NPPD’s water system, located in the western part of the state, includes Sutherland Reservoir, Lake Maloney, portions of Lake Ogallala, and the 60 mile long Sutherland Canal, are all open for public use and have become popular locations for recreational activities – primarily boating and fishing along with swimming at designated locations.

While intended for the generation of electricity and irrigation purposes, the District encourages the use of its water facilities for recreation, but also urges users to be cautious around water.

One of the favorite areas for fishing is along the Sutherland Canal. NPPD Director of Safety Chris Overman commented, “We have had a few incidents where individuals have gone into the water along the canal system, for one reason or another, and have been unable to get out on their own, due to the steep banks of the canal.” The end result has been rescue efforts by local emergency responders.

Because of those steep banks and swift water, no wading, boating or watercraft are permitted in the canal. Those anglers fishing from the banks are advised to wear life jackets and should be there with a partner or let others know where they are fishing. Emergency buoys with ropes are also located at regular intervals along the canal to help in any rescue effort.

Another location that does not allow for boating or swimming is the tail race below the North Platte Hydroelectric Plant, due to the fast current. Swimmers and boaters are also prohibited from accessing areas near canals, flow-control devices and any posted areas. On Sutherland Reservoir, Lake Ogallala and Lake Maloney, NPPD urges boaters to operate their equipment in a safe manner and to check boating regulations required by the Nebraska Game and Parks at http://outdoornebraska.gov/boatingregulations [outdoornebraska.gov].

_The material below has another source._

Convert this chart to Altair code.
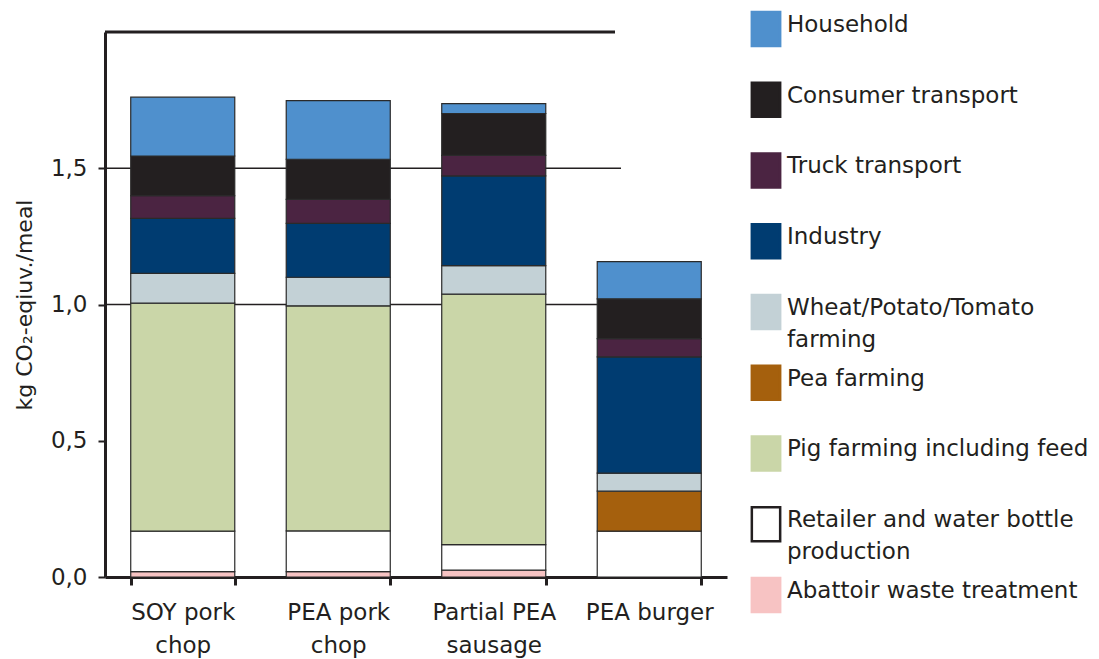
import altair as alt
import pandas as pd

# ---------------- data ----------------
categories = ["SOY pork chop", "PEA pork chop", "Partial PEA sausage", "PEA burger"]

# stacking order, bottom -> top
segments = [
    "Abattoir waste treatment",
    "Retailer and water bottle production",
    "Pea farming",
    "Pig farming including feed",
    "Wheat/Potato/Tomato farming",
    "Industry",
    "Truck transport",
    "Consumer transport",
    "Household",
]
abattoir = [0.020, 0.020, 0.025, 0.0]
retailer = [0.148, 0.149, 0.094, 0.168]
pea = [0.0, 0.0, 0.0, 0.147]
pig = [0.837, 0.826, 0.919, 0.0]
wheat = [0.109, 0.105, 0.105, 0.066]
industry = [0.202, 0.198, 0.329, 0.427]
truck = [0.083, 0.088, 0.075, 0.067]
consumer = [0.146, 0.147, 0.154, 0.146]
household = [0.216, 0.215, 0.036, 0.136]

colors = ["#f7c3c3", "#ffffff", "#a5600d", "#cad6a8", "#c3d1d6",
          "#003c71", "#4b2442", "#231f20", "#4f90cd"]

# legend, top -> bottom
legend_segments = [
    "Household",
    "Consumer transport",
    "Truck transport",
    "Industry",
    "Wheat/Potato/Tomato farming",
    "Pea farming",
    "Pig farming including feed",
    "Retailer and water bottle production",
    "Abattoir waste treatment",
]
legend_labels = [
    "Household",
    "Consumer transport",
    "Truck transport",
    "Industry",
    "Wheat/Potato/Tomato\nfarming",
    "Pea farming",
    "Pig farming including feed",
    "Retailer and water bottle\nproduction",
    "Abattoir waste treatment",
]

y_ticks = [0.0, 0.5, 1.0, 1.5]
grid_values = [1.0, 1.5]
top_value = [2.0]

# ---------------- tables ----------------
series = [abattoir, retailer, pea, pig, wheat, industry, truck, consumer, household]
rows = []
for si, (seg, vals) in enumerate(zip(segments, series)):
    for cat, v in zip(categories, vals):
        if v > 0:
            rows.append({"meal": cat, "segment": seg, "value": v, "stack": si})
df = pd.DataFrame(rows)

leg_df = pd.DataFrame({
    "segment": legend_segments,
    "label": legend_labels,
    "idx": list(range(len(legend_segments))),
})

INK = "#231f20"
FONT = "DejaVu Sans"

color_scale = alt.Scale(domain=segments, range=colors)

y_axis = alt.Axis(
    values=y_ticks,
    labelExpr="replace(format(datum.value, '.1f'), '.', ',')",
    title="kg CO₂-eqiuv./meal",
    titleFontSize=22,
    titleFontWeight="normal",
    titlePadding=14,
    labelFontSize=23,
    labelPadding=11,
    tickSize=7,
    tickWidth=2,
    domainWidth=3,
    grid=False,
)
y_scale = alt.Scale(domain=[0, 2], nice=False)

bars = alt.Chart(df).mark_bar(stroke="#2a2a2a", strokeWidth=1.2).encode(
    x=alt.X(
        "meal:N",
        sort=categories,
        scale=alt.Scale(paddingInner=0.331, paddingOuter=0.1655),
        axis=alt.Axis(
            title=None,
            labelAngle=0,
            tickBand="extent",
            labelExpr="length(datum.label) > 10 ? [substring(datum.label, 0, lastindexof(datum.label, ' ')), substring(datum.label, lastindexof(datum.label, ' ') + 1)] : datum.label",
            labelFontSize=23,
            labelLineHeight=33,
            labelPadding=16,
            tickSize=8,
            tickWidth=3,
            domainWidth=3,
        ),
    ),
    y=alt.Y("value:Q", stack="zero", scale=y_scale, axis=y_axis),
    color=alt.Color("segment:N", scale=color_scale, legend=None),
    order=alt.Order("stack:Q", sort="ascending"),
)

grid = alt.Chart(pd.DataFrame({"value": grid_values})).mark_rule(
    color=INK, strokeWidth=1.5
).encode(
    y=alt.Y("value:Q", scale=y_scale, axis=y_axis),
    x=alt.value(0),
    x2=alt.value(516),
)

top = alt.Chart(pd.DataFrame({"value": top_value})).mark_rule(
    color=INK, strokeWidth=3
).encode(
    y=alt.Y("value:Q", scale=y_scale, axis=y_axis),
    x=alt.value(0),
    x2=alt.value(510),
)

main = alt.layer(grid, top, bars).properties(width=622, height=545)

# ---------------- legend ----------------
leg_y = alt.Y("idx:Q", scale=alt.Scale(domain=[0.0424, 7.746], reverse=True, nice=False, zero=False), axis=None)
swatch_path = "M-0.8333,-1H0.8333V1H-0.8333Z"
strokes = [c if s != "Retailer and water bottle production" else INK for s, c in zip(segments, colors)]

swatches = alt.Chart(leg_df).mark_point(
    shape=swatch_path, size=1156, filled=True, opacity=1, strokeWidth=2.5
).encode(
    x=alt.value(15),
    y=leg_y,
    color=alt.Color("segment:N", scale=color_scale, legend=None),
    stroke=alt.Stroke("segment:N", scale=alt.Scale(domain=segments, range=strokes), legend=None),
)

texts = alt.Chart(leg_df).mark_text(
    align="left", baseline="alphabetic", dy=3, fontSize=23, lineBreak="\n",
    lineHeight=32, color=INK, font=FONT
).encode(
    x=alt.value(36),
    y=leg_y,
    text="label:N",
)

legend = alt.layer(swatches, texts).properties(width=320, height=545)

chart = alt.hconcat(main, legend, spacing=24, bounds="flush").properties(
    padding={"left": 5, "top": -1, "right": 2, "bottom": 2}
).configure(
    font=FONT, view=alt.ViewConfig(stroke=None)
).configure_axis(
    domainColor=INK, tickColor=INK, labelColor=INK, titleColor=INK, labelFont=FONT, titleFont=FONT
)

chart.save("out.html", embed_options={"renderer": "svg", "actions": False})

“We have buoys that mark areas restricted to boating.  “We ask boaters to observe caution signs and speed limits on the water and wear life jackets while on or near the water at all times,” Overman added  “NPPD values safety, and never wants to see a member of the public injured or worse while enjoying the recreational benefits of NPPD’s facilities.”  Designated swimming locations for the public are available at both Sutherland Reservoir and Lake Maloney.